_Recorded data_:
begin
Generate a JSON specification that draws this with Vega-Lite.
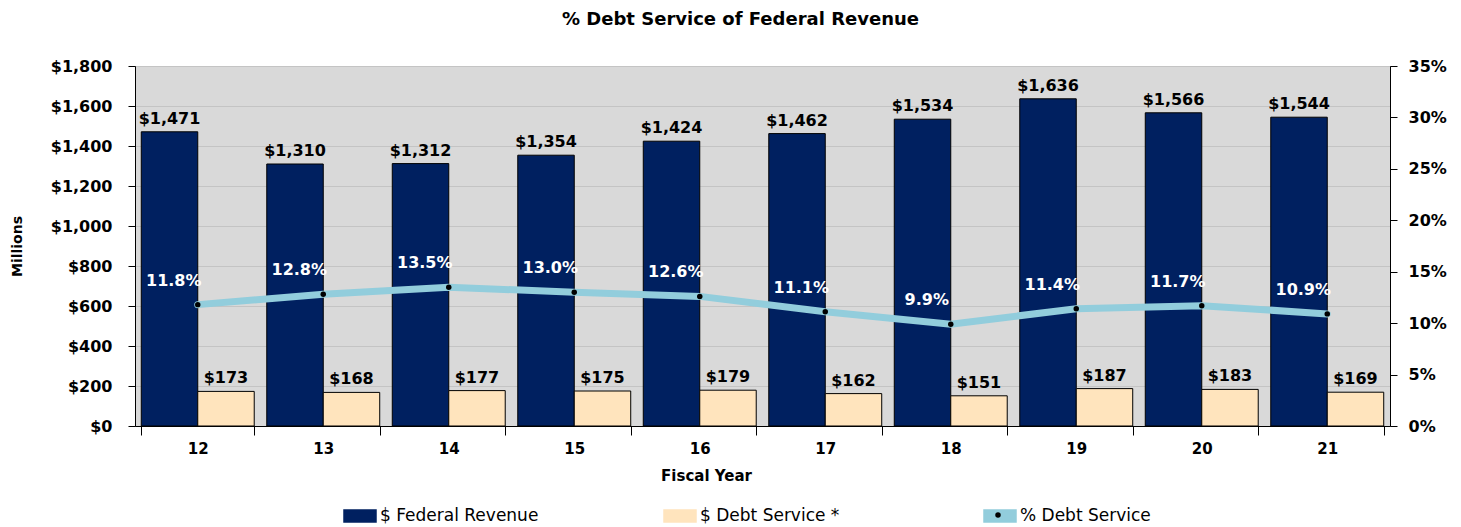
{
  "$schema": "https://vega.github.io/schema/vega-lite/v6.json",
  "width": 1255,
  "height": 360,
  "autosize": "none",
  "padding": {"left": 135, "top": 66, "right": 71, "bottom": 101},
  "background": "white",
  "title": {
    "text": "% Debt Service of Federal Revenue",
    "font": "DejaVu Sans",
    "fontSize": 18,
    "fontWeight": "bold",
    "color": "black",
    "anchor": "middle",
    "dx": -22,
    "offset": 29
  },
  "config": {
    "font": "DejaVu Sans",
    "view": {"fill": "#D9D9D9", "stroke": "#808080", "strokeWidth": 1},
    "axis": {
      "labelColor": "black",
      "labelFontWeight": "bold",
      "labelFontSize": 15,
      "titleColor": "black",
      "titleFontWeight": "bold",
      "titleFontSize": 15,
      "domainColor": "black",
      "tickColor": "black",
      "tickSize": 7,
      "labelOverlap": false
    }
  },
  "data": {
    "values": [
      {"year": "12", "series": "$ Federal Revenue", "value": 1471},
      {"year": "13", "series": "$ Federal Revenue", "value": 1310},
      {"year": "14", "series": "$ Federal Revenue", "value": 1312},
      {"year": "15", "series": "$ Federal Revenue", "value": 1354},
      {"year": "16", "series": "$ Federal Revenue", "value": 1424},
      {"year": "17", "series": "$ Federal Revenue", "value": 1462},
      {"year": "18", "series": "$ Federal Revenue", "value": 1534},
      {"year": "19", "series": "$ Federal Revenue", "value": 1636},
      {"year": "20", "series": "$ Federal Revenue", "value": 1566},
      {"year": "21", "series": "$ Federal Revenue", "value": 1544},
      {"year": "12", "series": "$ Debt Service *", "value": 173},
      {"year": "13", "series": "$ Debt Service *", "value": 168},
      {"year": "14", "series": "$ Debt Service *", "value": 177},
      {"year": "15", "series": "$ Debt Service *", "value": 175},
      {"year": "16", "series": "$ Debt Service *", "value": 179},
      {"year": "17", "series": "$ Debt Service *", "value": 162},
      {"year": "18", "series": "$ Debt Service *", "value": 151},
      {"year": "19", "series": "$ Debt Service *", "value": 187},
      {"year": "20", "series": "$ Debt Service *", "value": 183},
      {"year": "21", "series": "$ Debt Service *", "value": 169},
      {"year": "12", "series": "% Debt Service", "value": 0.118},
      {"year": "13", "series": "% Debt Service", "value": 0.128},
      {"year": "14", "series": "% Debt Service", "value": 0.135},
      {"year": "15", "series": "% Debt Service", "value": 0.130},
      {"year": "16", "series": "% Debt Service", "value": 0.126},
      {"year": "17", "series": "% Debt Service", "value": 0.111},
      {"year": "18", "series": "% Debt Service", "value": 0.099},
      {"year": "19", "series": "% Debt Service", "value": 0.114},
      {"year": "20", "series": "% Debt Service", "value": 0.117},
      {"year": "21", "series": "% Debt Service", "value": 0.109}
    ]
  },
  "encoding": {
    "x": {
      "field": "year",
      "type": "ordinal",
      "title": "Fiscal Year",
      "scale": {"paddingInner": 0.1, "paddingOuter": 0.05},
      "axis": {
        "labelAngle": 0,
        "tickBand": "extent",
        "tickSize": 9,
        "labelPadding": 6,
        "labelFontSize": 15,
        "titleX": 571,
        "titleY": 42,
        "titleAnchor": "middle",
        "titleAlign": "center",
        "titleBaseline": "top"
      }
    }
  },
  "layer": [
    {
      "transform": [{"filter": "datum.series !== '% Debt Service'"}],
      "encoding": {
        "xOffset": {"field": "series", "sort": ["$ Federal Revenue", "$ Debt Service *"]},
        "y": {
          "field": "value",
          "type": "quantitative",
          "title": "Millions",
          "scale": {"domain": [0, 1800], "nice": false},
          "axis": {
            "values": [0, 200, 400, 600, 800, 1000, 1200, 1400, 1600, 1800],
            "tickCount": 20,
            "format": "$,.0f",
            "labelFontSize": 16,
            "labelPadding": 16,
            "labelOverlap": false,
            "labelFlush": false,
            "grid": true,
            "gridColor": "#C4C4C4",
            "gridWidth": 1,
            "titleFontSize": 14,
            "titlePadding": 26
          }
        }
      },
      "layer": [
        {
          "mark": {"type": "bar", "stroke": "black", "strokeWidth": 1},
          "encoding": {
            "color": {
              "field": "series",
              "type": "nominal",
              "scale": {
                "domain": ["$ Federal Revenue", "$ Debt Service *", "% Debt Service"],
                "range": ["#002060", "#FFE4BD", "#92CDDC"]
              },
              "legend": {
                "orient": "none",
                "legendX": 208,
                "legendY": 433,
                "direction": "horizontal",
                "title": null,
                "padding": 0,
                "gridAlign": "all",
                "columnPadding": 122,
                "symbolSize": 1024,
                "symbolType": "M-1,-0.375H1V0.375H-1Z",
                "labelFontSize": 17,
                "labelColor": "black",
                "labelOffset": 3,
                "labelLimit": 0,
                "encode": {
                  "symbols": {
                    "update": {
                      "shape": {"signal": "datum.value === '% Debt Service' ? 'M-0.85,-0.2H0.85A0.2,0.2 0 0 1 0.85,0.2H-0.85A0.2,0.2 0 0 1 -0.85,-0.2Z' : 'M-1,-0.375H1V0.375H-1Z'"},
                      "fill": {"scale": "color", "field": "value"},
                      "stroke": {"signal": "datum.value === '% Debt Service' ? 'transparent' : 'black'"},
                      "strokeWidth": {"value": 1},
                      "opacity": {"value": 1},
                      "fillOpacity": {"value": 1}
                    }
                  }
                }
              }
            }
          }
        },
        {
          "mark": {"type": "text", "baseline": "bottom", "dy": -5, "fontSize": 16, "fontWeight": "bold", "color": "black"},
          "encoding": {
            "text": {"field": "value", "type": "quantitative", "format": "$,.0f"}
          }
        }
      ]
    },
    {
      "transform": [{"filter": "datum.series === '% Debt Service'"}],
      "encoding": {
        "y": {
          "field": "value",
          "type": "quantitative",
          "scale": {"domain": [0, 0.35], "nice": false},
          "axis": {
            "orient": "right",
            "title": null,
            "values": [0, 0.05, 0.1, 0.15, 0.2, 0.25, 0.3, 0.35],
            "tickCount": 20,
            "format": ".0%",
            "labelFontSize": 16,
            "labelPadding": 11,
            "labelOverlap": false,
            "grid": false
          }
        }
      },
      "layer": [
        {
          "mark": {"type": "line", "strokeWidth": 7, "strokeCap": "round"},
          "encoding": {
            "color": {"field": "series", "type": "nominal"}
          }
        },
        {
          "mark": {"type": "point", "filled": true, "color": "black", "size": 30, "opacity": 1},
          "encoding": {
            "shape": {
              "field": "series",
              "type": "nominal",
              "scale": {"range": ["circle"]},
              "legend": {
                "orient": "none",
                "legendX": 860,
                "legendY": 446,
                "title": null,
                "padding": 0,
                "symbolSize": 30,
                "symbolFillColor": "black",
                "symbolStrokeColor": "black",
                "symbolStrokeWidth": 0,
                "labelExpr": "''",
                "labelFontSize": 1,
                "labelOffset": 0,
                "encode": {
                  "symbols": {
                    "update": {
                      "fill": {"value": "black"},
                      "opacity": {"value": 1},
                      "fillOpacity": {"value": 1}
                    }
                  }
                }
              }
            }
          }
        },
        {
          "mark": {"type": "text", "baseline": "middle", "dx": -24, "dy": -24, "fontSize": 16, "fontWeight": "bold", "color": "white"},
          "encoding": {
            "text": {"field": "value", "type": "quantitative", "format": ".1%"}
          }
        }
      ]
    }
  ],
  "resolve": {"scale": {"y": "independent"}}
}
end
begin
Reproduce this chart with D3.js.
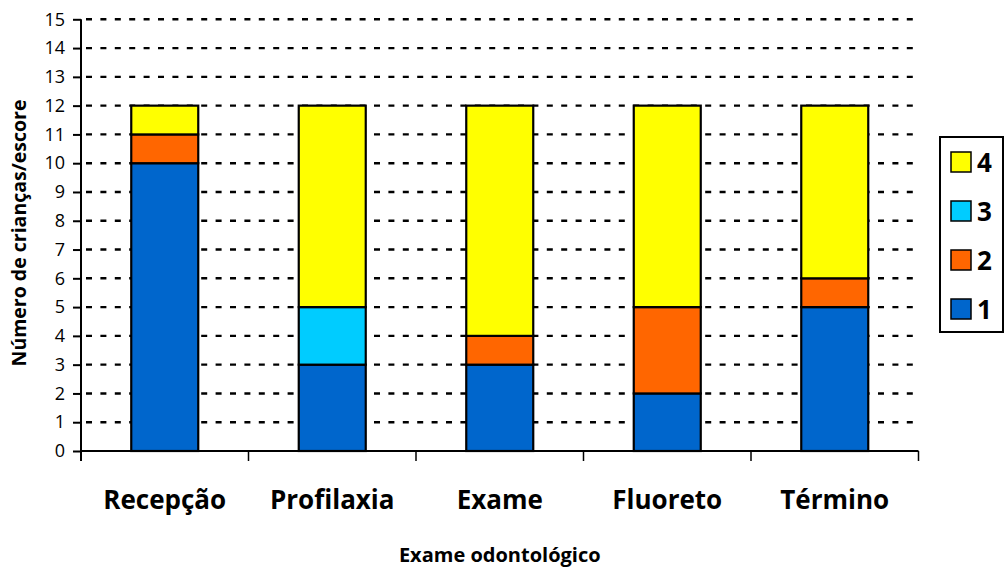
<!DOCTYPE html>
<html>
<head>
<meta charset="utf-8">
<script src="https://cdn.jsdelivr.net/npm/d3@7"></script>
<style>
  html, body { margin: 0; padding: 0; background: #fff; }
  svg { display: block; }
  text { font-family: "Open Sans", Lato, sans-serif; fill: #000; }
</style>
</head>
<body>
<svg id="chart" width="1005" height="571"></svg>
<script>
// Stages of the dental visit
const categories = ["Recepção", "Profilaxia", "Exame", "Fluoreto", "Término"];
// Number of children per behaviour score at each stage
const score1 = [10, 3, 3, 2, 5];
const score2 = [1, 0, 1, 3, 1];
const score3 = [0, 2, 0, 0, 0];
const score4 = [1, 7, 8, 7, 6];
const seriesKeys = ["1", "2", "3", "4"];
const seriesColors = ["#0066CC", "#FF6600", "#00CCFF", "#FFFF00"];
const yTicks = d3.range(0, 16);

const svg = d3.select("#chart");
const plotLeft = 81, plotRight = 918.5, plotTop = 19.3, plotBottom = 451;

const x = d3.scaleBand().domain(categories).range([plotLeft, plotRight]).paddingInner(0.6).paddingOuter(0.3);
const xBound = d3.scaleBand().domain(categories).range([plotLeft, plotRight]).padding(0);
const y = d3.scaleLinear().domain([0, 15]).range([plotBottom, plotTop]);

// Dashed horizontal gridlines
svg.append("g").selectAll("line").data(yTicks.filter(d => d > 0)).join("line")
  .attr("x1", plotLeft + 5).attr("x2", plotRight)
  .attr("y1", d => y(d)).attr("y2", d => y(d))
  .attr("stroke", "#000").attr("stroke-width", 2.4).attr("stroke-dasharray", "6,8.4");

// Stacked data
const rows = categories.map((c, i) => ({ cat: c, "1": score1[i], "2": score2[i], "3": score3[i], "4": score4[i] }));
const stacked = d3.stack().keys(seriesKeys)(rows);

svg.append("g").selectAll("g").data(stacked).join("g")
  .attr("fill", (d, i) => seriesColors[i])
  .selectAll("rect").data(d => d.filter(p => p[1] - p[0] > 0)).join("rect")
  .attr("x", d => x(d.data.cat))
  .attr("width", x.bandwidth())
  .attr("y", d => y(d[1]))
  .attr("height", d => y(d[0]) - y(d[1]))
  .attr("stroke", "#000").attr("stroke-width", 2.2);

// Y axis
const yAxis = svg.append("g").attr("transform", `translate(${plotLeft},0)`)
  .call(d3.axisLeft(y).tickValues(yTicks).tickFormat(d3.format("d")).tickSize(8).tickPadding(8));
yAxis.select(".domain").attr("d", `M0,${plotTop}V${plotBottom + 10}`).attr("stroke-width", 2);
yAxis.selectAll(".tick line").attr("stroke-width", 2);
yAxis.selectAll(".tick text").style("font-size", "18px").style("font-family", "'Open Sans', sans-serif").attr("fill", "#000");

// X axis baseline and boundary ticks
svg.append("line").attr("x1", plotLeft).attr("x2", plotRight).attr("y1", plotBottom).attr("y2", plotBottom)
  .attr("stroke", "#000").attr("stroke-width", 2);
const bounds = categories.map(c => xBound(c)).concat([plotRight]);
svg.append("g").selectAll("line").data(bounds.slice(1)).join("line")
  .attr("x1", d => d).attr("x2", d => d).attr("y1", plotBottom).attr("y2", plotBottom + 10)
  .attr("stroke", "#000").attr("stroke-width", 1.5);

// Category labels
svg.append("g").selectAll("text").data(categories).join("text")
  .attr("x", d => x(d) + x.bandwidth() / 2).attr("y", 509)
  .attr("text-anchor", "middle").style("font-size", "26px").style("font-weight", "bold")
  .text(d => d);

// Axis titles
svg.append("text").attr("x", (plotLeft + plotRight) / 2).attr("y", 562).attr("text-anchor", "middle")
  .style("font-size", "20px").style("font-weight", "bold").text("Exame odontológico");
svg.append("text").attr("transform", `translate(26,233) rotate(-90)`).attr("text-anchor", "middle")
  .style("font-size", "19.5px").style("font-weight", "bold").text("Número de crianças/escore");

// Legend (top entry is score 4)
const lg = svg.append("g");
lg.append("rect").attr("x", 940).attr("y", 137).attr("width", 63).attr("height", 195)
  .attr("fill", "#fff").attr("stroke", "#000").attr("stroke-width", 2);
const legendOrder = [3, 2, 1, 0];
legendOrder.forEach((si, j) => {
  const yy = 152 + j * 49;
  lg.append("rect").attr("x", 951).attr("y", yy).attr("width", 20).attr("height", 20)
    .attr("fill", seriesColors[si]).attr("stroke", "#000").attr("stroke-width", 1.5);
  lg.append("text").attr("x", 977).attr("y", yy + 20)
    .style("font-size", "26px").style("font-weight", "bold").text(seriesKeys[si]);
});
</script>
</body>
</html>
end
begin
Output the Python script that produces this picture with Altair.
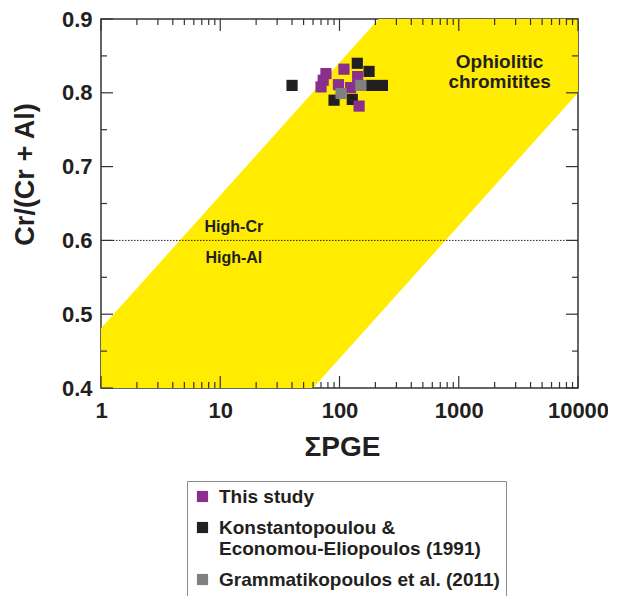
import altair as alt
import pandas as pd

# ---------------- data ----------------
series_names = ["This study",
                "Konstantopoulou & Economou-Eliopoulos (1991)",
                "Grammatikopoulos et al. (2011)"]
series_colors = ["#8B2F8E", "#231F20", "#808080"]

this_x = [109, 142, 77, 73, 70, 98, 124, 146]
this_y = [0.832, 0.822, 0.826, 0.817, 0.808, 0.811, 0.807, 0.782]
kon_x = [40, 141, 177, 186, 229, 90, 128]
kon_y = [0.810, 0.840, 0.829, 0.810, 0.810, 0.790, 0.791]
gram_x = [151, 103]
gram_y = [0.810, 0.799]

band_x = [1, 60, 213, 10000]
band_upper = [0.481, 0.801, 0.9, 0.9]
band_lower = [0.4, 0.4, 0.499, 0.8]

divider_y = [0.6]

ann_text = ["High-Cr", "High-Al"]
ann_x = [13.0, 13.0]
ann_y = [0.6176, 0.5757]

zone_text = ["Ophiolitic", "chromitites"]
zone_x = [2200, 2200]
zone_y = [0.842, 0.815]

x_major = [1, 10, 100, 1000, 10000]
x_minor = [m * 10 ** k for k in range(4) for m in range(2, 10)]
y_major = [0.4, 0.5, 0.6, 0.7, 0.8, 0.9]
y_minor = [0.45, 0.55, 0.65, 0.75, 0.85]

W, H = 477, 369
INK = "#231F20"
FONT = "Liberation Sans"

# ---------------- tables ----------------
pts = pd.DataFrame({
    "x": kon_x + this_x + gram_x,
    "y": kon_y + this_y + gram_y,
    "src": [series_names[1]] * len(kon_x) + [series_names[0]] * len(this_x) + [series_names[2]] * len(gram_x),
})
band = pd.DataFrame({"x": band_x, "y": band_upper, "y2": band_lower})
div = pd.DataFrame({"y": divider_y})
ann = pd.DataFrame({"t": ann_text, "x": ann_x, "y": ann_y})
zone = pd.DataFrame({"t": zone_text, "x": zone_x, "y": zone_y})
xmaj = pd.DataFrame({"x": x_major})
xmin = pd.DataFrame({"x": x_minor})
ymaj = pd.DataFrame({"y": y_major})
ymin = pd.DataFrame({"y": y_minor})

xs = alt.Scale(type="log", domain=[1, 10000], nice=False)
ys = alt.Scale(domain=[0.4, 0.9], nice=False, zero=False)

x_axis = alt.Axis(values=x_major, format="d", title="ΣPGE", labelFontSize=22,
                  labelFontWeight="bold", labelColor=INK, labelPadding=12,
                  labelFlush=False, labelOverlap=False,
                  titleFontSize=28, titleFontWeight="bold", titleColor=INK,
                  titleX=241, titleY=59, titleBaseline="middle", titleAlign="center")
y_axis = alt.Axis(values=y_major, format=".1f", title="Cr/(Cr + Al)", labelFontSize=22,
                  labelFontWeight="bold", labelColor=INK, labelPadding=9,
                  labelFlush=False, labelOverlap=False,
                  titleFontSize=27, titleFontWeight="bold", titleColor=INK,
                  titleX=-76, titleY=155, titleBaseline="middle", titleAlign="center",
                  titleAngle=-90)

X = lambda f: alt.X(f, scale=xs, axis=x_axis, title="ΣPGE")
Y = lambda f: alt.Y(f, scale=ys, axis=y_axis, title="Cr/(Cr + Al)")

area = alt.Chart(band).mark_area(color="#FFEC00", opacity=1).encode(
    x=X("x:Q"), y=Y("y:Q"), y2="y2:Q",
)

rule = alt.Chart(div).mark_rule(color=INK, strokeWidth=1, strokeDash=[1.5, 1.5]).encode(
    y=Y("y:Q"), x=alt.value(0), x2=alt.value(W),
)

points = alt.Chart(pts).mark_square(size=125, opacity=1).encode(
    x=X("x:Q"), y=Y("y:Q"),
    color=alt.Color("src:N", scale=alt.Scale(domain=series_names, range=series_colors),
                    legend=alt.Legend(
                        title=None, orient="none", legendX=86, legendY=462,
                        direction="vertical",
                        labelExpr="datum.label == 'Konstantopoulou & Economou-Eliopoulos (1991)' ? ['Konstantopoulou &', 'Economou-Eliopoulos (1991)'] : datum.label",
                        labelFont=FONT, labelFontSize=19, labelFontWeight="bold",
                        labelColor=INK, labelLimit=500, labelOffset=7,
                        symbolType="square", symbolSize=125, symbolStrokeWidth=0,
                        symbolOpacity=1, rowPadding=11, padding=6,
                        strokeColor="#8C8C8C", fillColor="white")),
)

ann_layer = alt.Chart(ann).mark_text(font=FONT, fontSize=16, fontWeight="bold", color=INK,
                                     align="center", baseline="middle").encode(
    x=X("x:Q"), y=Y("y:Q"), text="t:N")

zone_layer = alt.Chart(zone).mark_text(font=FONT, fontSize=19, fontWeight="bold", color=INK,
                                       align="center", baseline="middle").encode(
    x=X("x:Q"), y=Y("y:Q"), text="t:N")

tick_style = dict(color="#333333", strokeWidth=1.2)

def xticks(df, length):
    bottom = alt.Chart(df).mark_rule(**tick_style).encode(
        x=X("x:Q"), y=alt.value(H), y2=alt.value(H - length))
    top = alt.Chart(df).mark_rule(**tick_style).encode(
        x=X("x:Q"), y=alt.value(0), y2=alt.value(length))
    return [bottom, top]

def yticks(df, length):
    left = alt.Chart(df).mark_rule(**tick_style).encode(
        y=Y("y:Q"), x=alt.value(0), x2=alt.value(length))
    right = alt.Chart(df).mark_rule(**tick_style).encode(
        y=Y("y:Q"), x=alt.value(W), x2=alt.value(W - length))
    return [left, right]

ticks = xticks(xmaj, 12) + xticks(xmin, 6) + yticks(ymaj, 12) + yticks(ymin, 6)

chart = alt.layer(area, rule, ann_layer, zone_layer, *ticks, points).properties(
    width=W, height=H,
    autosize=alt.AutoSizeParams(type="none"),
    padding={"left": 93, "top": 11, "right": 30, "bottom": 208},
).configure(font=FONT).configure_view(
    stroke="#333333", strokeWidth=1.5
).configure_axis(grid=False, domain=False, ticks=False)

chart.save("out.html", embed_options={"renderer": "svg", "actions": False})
end
_What is being asked_: In the listing above, find the line with "Output the Python" and the line with "zone_y = [0.842, 0.815]". Set down both and every line between them, minus the pictures.

_Answer to the problem_:
Output the Python script that produces this picture with Altair.
import altair as alt
import pandas as pd

# ---------------- data ----------------
series_names = ["This study",
                "Konstantopoulou & Economou-Eliopoulos (1991)",
                "Grammatikopoulos et al. (2011)"]
series_colors = ["#8B2F8E", "#231F20", "#808080"]

this_x = [109, 142, 77, 73, 70, 98, 124, 146]
this_y = [0.832, 0.822, 0.826, 0.817, 0.808, 0.811, 0.807, 0.782]
kon_x = [40, 141, 177, 186, 229, 90, 128]
kon_y = [0.810, 0.840, 0.829, 0.810, 0.810, 0.790, 0.791]
gram_x = [151, 103]
gram_y = [0.810, 0.799]

band_x = [1, 60, 213, 10000]
band_upper = [0.481, 0.801, 0.9, 0.9]
band_lower = [0.4, 0.4, 0.499, 0.8]

divider_y = [0.6]

ann_text = ["High-Cr", "High-Al"]
ann_x = [13.0, 13.0]
ann_y = [0.6176, 0.5757]

zone_text = ["Ophiolitic", "chromitites"]
zone_x = [2200, 2200]
zone_y = [0.842, 0.815]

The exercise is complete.